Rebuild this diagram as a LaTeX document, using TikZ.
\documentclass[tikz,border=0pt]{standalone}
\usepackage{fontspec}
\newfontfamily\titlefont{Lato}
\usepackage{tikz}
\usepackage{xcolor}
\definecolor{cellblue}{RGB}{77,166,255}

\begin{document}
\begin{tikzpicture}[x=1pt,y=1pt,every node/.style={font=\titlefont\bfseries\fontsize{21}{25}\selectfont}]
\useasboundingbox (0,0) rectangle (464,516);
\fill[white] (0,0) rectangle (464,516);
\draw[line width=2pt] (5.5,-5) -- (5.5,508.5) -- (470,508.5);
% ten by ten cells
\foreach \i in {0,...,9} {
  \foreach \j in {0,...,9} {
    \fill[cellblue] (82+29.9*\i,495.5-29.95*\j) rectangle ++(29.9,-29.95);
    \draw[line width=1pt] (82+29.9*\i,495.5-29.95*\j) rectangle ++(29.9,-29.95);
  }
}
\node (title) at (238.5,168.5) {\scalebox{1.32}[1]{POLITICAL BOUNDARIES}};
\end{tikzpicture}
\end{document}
■ ■ ■ ■ ■
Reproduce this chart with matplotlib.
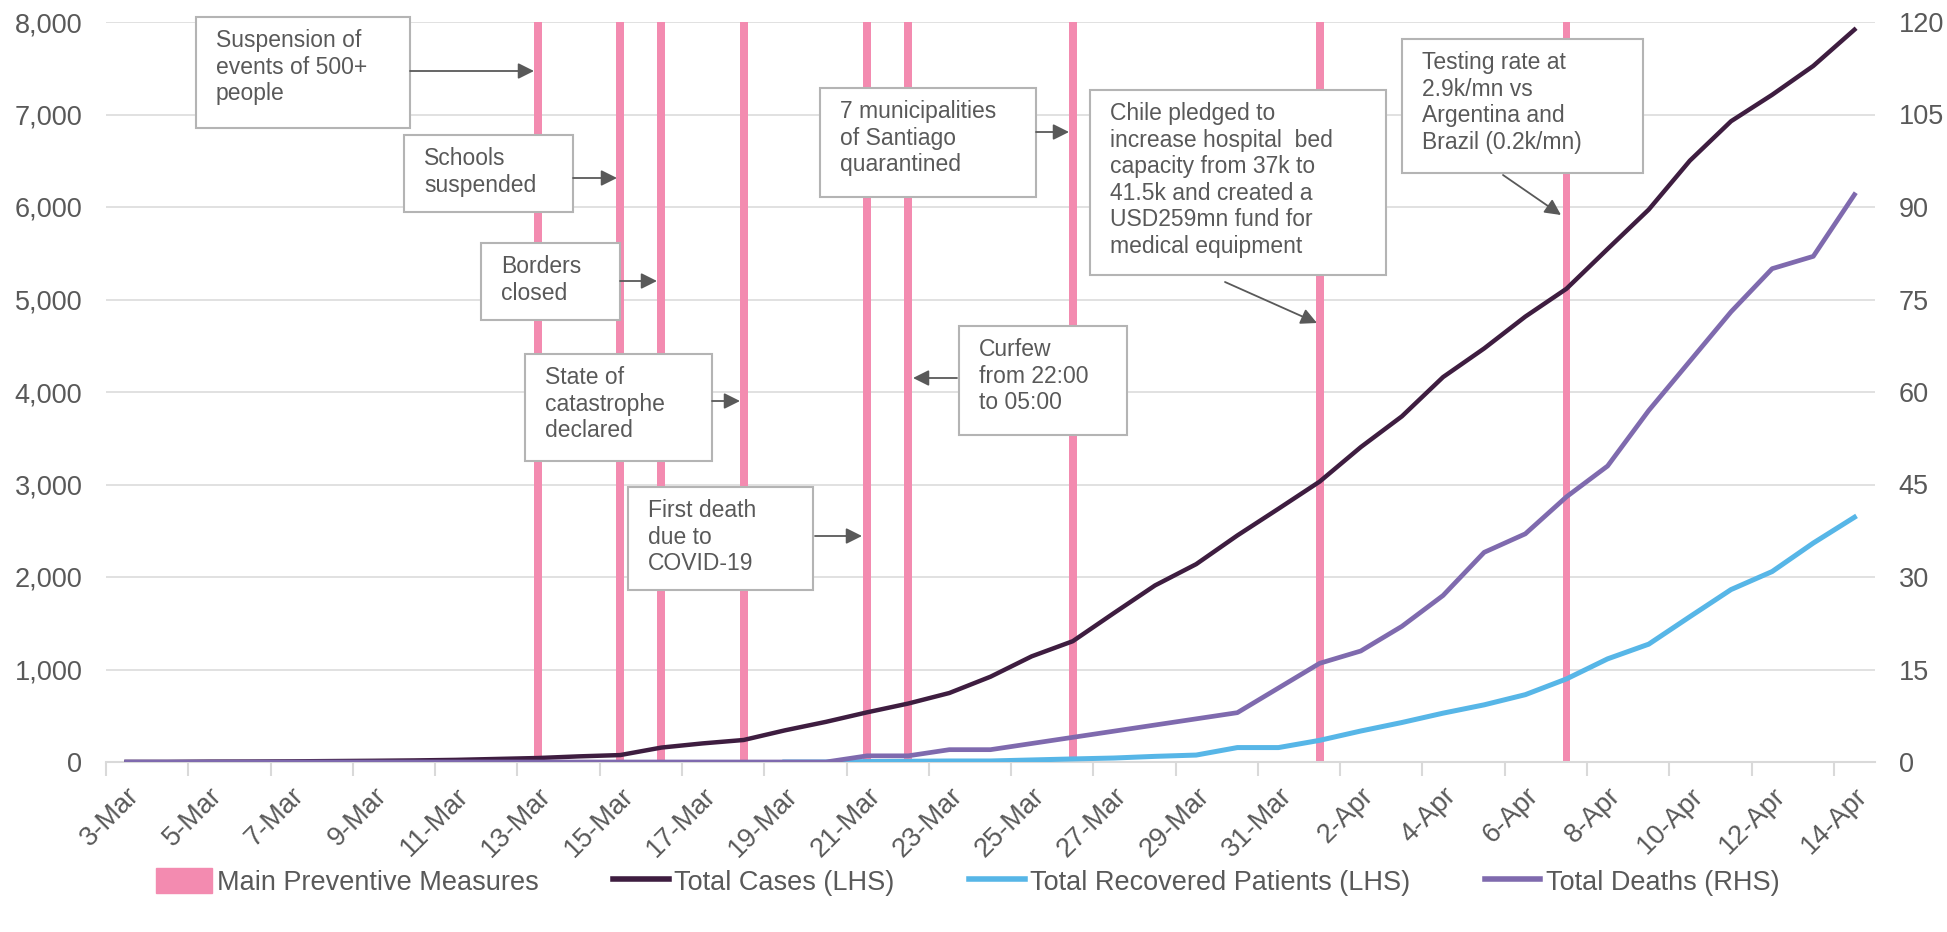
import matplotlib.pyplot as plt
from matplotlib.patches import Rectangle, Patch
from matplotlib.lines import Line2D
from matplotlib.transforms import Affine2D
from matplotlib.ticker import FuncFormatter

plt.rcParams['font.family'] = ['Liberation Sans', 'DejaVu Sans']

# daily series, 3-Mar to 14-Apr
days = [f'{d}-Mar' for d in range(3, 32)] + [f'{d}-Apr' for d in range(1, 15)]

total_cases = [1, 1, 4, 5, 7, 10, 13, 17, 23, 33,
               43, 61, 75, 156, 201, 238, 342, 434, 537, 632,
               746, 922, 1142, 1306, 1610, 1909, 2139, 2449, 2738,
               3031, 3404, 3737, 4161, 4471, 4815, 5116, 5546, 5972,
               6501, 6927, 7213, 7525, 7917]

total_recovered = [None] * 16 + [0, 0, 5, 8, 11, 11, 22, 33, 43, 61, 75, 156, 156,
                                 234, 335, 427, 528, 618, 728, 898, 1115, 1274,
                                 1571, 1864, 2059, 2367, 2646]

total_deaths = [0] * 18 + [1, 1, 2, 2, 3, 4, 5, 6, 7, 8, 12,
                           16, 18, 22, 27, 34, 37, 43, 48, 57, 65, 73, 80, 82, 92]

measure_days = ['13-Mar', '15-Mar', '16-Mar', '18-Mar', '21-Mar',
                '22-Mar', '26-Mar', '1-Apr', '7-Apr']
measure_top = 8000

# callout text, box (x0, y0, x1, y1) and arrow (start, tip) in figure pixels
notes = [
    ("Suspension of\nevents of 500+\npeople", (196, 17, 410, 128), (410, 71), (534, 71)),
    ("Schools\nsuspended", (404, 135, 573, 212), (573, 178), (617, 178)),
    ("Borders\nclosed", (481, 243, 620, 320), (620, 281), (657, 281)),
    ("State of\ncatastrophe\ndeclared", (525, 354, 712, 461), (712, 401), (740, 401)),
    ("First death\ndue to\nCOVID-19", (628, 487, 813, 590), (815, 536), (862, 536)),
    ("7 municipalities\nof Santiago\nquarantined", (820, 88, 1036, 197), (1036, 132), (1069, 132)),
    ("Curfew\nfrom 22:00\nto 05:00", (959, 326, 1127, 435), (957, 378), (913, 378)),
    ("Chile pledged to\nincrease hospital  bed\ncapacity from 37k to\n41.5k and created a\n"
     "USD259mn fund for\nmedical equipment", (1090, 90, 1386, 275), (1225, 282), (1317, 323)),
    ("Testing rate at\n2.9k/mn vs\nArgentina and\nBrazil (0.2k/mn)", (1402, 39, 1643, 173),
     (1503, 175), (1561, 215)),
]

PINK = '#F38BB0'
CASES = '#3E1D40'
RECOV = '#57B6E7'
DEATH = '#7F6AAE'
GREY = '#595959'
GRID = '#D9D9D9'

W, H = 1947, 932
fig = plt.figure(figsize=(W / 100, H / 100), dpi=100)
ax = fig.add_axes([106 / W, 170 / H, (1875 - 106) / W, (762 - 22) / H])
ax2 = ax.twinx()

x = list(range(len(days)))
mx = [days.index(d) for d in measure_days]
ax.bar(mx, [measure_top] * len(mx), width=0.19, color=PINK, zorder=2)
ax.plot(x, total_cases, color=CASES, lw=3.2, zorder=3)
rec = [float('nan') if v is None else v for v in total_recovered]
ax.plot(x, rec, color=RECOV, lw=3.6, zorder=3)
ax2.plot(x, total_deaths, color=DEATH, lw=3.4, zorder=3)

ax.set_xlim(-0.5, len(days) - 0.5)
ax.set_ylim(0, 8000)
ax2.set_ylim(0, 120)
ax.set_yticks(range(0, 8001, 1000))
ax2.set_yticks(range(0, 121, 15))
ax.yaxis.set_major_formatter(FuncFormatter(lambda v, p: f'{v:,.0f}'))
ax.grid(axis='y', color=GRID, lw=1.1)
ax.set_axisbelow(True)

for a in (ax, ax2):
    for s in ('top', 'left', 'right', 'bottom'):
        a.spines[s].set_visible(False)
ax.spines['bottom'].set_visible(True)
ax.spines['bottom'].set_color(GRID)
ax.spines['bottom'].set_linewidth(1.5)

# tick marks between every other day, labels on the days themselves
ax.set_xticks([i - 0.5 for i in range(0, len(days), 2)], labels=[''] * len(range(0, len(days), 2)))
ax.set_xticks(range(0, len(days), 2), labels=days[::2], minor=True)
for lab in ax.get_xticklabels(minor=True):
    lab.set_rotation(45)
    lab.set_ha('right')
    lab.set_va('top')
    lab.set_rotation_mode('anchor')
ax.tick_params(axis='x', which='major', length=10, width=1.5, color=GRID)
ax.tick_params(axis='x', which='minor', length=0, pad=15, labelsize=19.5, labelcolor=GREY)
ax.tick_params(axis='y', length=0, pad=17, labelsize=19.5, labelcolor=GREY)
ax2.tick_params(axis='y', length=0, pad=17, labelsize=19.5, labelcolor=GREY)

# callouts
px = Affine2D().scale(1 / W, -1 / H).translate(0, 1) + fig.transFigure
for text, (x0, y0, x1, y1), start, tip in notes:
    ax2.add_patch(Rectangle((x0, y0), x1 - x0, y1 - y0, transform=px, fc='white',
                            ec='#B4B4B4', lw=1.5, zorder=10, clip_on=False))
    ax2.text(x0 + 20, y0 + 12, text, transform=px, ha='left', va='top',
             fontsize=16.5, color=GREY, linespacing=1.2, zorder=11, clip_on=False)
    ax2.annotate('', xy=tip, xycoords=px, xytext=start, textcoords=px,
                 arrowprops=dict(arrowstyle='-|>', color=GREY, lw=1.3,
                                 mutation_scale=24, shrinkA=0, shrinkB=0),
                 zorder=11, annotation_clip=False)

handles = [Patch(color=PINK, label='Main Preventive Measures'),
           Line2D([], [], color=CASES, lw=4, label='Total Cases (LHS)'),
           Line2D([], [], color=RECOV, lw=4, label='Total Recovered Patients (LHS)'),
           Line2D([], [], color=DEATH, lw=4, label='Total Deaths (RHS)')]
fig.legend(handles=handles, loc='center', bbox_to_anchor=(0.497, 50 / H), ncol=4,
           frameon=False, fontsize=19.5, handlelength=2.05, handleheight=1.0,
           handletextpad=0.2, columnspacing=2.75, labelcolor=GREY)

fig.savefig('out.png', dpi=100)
■ ■ ■ ■ ■
* **Problem**: Pull out all lines from the entries above in which the word "this" appears.

* **Answer below**:
Rebuild this diagram as a LaTeX document, using TikZ.
Reproduce this chart with matplotlib.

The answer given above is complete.